Context and objective: A growing body of evidence suggests that vitamin D deficiency may adversely affect the cardiovascular system. Therefore, we thought to prospectively assess the association between serum 25-hydroxyvitamin D, the most commonly used index of vitamin D status, and incident coronary heart disease.
Design, setting, and patients: We measured serum levels of 25[OH]D in 1783 healthy middle-aged subjects (964 men, 819 women) in the population-based Monitoring of Trends and Determinants in Cardiovascular Disease/Cooperative Health Research in the Region of Augsburg studies. A total of 298 coronary heart disease cases were identified over a mean follow-up period of 11 yr.
Results: After adjustment for age, survey, and season of blood sampling, the hazard ratio (HR) and 95% confidence interval comparing tertile extremes of serum levels of 25[OH]D was 0.32 (0.16-0.65) (P for trend = 0.001) in women and 0.56 (0.38-0.82) (P for trend = 0.005) in men. Further adjustment for traditional cardiovascular risk factors slightly attenuated the association in women [HR 0.39 (0.18-0.84); P for trend = 0.013], whereas it became nonsignificant in men [HR 0.76 (0.49-1.17); P for trend = 0.215]. After additional adjustment for C-reactive protein, IL-6, soluble intercellular adhesion molecule-1, and interferon-γ-inducible protein-10, the association still remained significant in women [HR 0.42 (0.19-0.93); P for trend = 0.028], and it was further reduced in men [HR 0.84 (0.52-1.35); P for trend = 0.461].
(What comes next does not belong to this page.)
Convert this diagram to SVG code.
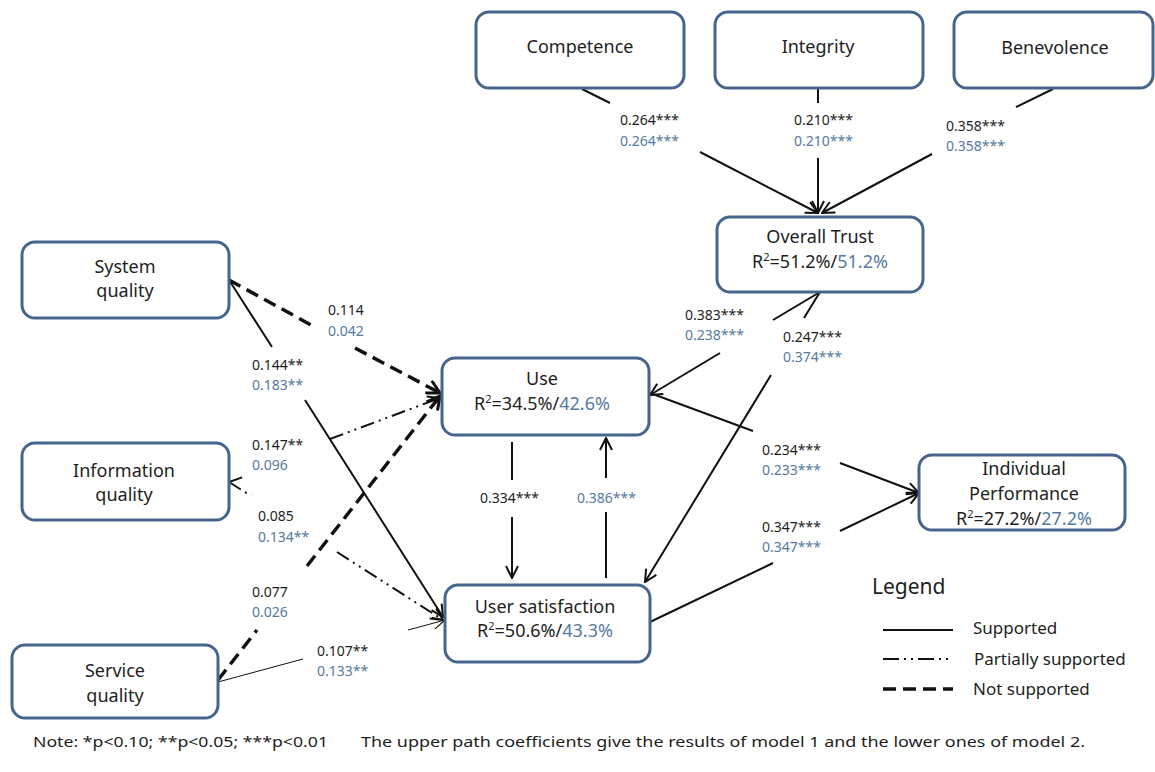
<svg xmlns="http://www.w3.org/2000/svg" width="1155" height="772" viewBox="0 0 1155 772">
<style>
.box{fill:#fff;stroke:#46658c;stroke-width:3}
.lbl{font-family:"Noto Sans","Open Sans",sans-serif;font-size:18px;fill:#1e1e1e;text-anchor:middle}
.b{fill:#557a9e}
.c{font-family:"Noto Sans","Open Sans",sans-serif;font-size:14px;fill:#1e1e1e}
.c2{font-family:"Noto Sans","Open Sans",sans-serif;font-size:14px;fill:#557a9e}
.sup{font-size:11px}
.s{fill:none;stroke:#111;stroke-width:2}
.t{fill:none;stroke:#111;stroke-width:1}
.d{fill:none;stroke:#111;stroke-width:3.5;stroke-dasharray:13 7}
.p{fill:none;stroke:#111;stroke-width:2;stroke-dasharray:14 5 2 5 2 5}
.lg{font-family:"Noto Sans","Open Sans",sans-serif;font-size:17px;fill:#1e1e1e}
.note{font-family:"Noto Sans","Open Sans",sans-serif;font-size:15px;fill:#1e1e1e}
</style>
<defs>
<marker id="ah" markerUnits="userSpaceOnUse" viewBox="0 0 14 14" markerWidth="14" markerHeight="14" refX="13" refY="7" orient="auto">
<path d="M1,1 L13,7 L1,13" fill="none" stroke="#111" stroke-width="2"/>
</marker>
<marker id="ahk" markerUnits="userSpaceOnUse" viewBox="0 0 16 16" markerWidth="16" markerHeight="16" refX="14" refY="8" orient="auto">
<path d="M1,1 L14,8 L1,15" fill="none" stroke="#111" stroke-width="3"/>
</marker>
<marker id="aht" markerUnits="userSpaceOnUse" viewBox="0 0 14 14" markerWidth="14" markerHeight="14" refX="13" refY="7" orient="auto">
<path d="M1,1 L13,7 L1,13" fill="none" stroke="#111" stroke-width="1.2"/>
</marker>
</defs>

<g id="connectors">
<path class="s" d="M582,89 L610,103 M700,152 L818,213" marker-end="url(#ah)"/>
<path class="s" d="M818,89 L818,103 M818,158 L818,213" marker-end="url(#ah)"/>
<path class="s" d="M1053,89 L1016,107 M932,154 L822,213" marker-end="url(#ah)"/>
<path class="d" d="M229,280 L313,326 M355,348 L440,393" marker-end="url(#ahk)"/>
<path class="s" d="M229,280 L272,347 M305,400 L443,617" marker-end="url(#ah)"/>
<path class="p" d="M229,482 L246,476 M330,439 L440,398" marker-end="url(#ah)"/>
<path class="p" d="M229,482 L251,496 M337,552 L443,620" marker-end="url(#ah)"/>
<path class="d" d="M218,680 L257,630 M307,566 L440,396" marker-end="url(#ahk)"/>
<path class="t" d="M218,682 L303,659 M408,630 L445,620" marker-end="url(#aht)"/>
<path class="s" d="M512,442 L512,480 M512,517 L512,578" marker-end="url(#ah)"/>
<path class="s" d="M606,578 L606,512 M606,478 L606,438" marker-end="url(#ah)"/>
<path class="s" d="M820,292 L773,320 M720,353 L650,395" marker-end="url(#ah)"/>
<path class="s" d="M820,292 L804,318 M771,375 L645,582" marker-end="url(#ah)"/>
<path class="s" d="M650,393 L753,431 M840,463 L919,493" marker-end="url(#ah)"/>
<path class="s" d="M650,622 L773,563 M840,531 L919,493" marker-end="url(#ah)"/>
</g>

<g id="node-competence">
<rect class="box" x="476" y="12" width="208" height="76" rx="13"/>
<text class="lbl" x="580" y="53">Competence</text>
</g>
<g id="node-integrity">
<rect class="box" x="715" y="12" width="208" height="76" rx="13"/>
<text class="lbl" x="818" y="53">Integrity</text>
</g>
<g id="node-benevolence">
<rect class="box" x="954" y="12" width="199" height="76" rx="13"/>
<text class="lbl" x="1055" y="54">Benevolence</text>
</g>
<g id="node-trust">
<rect class="box" x="717" y="217" width="206" height="75" rx="13"/>
<text class="lbl" x="820" y="243">Overall Trust</text>
<text class="lbl" x="820" y="268">R<tspan class="sup" dy="-7">2</tspan><tspan dy="7">=51.2%/</tspan><tspan class="b">51.2%</tspan></text>
</g>
<g id="node-system">
<rect class="box" x="22" y="242" width="207" height="76" rx="13"/>
<text class="lbl" x="125" y="273">System</text>
<text class="lbl" x="125" y="297">quality</text>
</g>
<g id="node-information">
<rect class="box" x="22" y="443" width="207" height="77" rx="13"/>
<text class="lbl" x="124" y="477">Information</text>
<text class="lbl" x="124" y="501">quality</text>
</g>
<g id="node-service">
<rect class="box" x="12" y="645" width="206" height="73" rx="13"/>
<text class="lbl" x="115" y="677">Service</text>
<text class="lbl" x="115" y="702">quality</text>
</g>
<g id="node-use">
<rect class="box" x="442" y="358" width="207" height="77" rx="13"/>
<text class="lbl" x="542" y="385">Use</text>
<text class="lbl" x="542" y="410">R<tspan class="sup" dy="-7">2</tspan><tspan dy="7">=34.5%/</tspan><tspan class="b">42.6%</tspan></text>
</g>
<g id="node-usersat">
<rect class="box" x="445" y="585" width="205" height="77" rx="13"/>
<text class="lbl" x="545" y="613">User satisfaction</text>
<text class="lbl" x="545" y="637">R<tspan class="sup" dy="-7">2</tspan><tspan dy="7">=50.6%/</tspan><tspan class="b">43.3%</tspan></text>
</g>
<g id="node-performance">
<rect class="box" x="919" y="455" width="206" height="75" rx="13"/>
<text class="lbl" x="1024" y="475">Individual</text>
<text class="lbl" x="1024" y="500">Performance</text>
<text class="lbl" x="1024" y="525">R<tspan class="sup" dy="-7">2</tspan><tspan dy="7">=27.2%/</tspan><tspan class="b">27.2%</tspan></text>
</g>

<g id="coefficients">
<text class="c" x="620" y="125">0.264***</text><text class="c2" x="620" y="146">0.264***</text>
<text class="c" x="794" y="125">0.210***</text><text class="c2" x="794" y="146">0.210***</text>
<text class="c" x="946" y="131">0.358***</text><text class="c2" x="946" y="151">0.358***</text>
<text class="c" x="328" y="315">0.114</text><text class="c2" x="328" y="336">0.042</text>
<text class="c" x="252" y="370">0.144**</text><text class="c2" x="252" y="390">0.183**</text>
<text class="c" x="252" y="450">0.147**</text><text class="c2" x="252" y="470">0.096</text>
<text class="c" x="258" y="521">0.085</text><text class="c2" x="258" y="542">0.134**</text>
<text class="c" x="252" y="597">0.077</text><text class="c2" x="252" y="617">0.026</text>
<text class="c" x="317" y="656">0.107**</text><text class="c2" x="317" y="676">0.133**</text>
<text class="c" x="480" y="503">0.334***</text>
<text class="c2" x="577" y="503">0.386***</text>
<text class="c" x="685" y="320">0.383***</text><text class="c2" x="685" y="340">0.238***</text>
<text class="c" x="783" y="342">0.247***</text><text class="c2" x="783" y="362">0.374***</text>
<text class="c" x="762" y="455">0.234***</text><text class="c2" x="762" y="475">0.233***</text>
<text class="c" x="762" y="532">0.347***</text><text class="c2" x="762" y="552">0.347***</text>
</g>

<g id="legend">
<text class="lg" x="872" y="594" style="font-size:21px">Legend</text>
<line x1="883" y1="630" x2="953" y2="630" stroke="#111" stroke-width="2"/>
<line x1="883" y1="659" x2="953" y2="659" stroke="#111" stroke-width="2" stroke-dasharray="16 5 2 5 2 5"/>
<line x1="883" y1="689" x2="953" y2="689" stroke="#111" stroke-width="3.5" stroke-dasharray="13 7"/>
<text class="lg" x="973" y="634">Supported</text>
<text class="lg" x="974" y="665">Partially supported</text>
<text class="lg" x="973" y="695">Not supported</text>
</g>

<g id="note">
<text class="note" x="33" y="747" textLength="295" lengthAdjust="spacingAndGlyphs">Note: *p&lt;0.10; **p&lt;0.05; ***p&lt;0.01</text>
<text class="note" x="361" y="747" textLength="724" lengthAdjust="spacingAndGlyphs">The upper path coefficients give the results of model 1 and the lower ones of model 2.</text>
</g>
</svg>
Conclusion: Our findings suggest that higher vitamin D levels are associated with decreased risk of coronary heart disease. This effect is more pronounced in women than in men. Further clinical and experimental studies are needed to investigate the sex differences and whether vitamin D supplementation could contribute to the prevention of coronary heart disease.